What can we expect from him?

Since the Bainimarama government has seized control over the constitutional process, it is unlikely that Prof. Ghai will be allowed a role in the drafting process going forward.

Although Fiji’s neighbors are still uncertain about what kind of constitution will emerge in Fiji, recent signs such as the intimidation tactics used against Ghai and a decree prohibiting union leaders and public servants from joining political parties do not bode well for Fiji’s transition to democracy.


4 comments for “The Leaderboard: Yash Ghai

  1. J Gibson
    January 26, 2013 at 04:38

    This is not a comment, but a request for one.

    The Fiji Attorney-General has attacked Prof Ghai in a press release which I set out below. Perhaps you could pass this onto Prof Ghai for his comments?

    The Australian Government contributed $4.9M to the cost of drafting the constitution, and I was not impressed that the police set fire to the galley proofs, confiscated the printed copies, and said Prof Ghai should be arrested.

    Thanks for reading the press release set out below and I look forward to your comments.

    Publish date/time: 24/01/2013 [17:05]

    Print this page
    Email this page The draft constitution that is currently being prepared by the government legal team is bigger than any person in the country and will focus on what is best for Fiji.
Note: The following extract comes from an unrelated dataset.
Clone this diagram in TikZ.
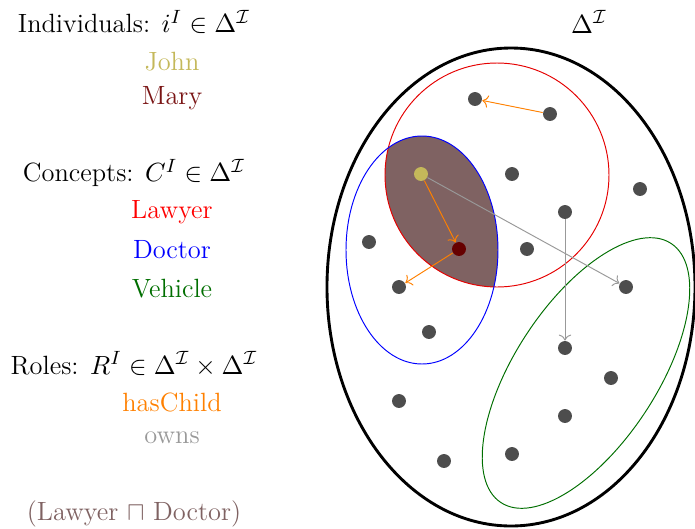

    Those are the words of Attorney General Aiayz Sayed-Khaiyum in an interview with Fijivillage when we asked him how the government feels about its appointed chairman of the Constitution Commission Professor Yash Ghai’s statements on an anti government blog site where he has expressed serious disappointment with how things have been handled.

    We have been trying to speak to Professor Ghai and have left messages at the University of Hong Kong, however, he has not responded.

    He also refused to speak to us after the draft constitution was complete although we had sent messages through his staff that he should comment on certain issues as the draft the commission prepared is for the people of the country.

    This did not eventuate but the former chairman has spoken to some overseas media outlets.

    Sayed-Khaiyum said he cannot say anything about what Professor Ghai is claiming on the blog but he said Fiji has a lot to do from now until 2014.

    There is an audio file attached to this story. Please login to listen.

    Story by: Vijay Narayan

  2. Frankie Leung
    October 2, 2015 at 17:04

    Prof. Ghai defended Prof. Johannes Chan of HKU law school. Brave man.

  3. Frankie Leung
    April 19, 2016 at 19:12

    People like Prof. Ghai would not survive for long in Hong Kong after 1997. China will put pressure to get rid of constitutional scholars who are foreigners.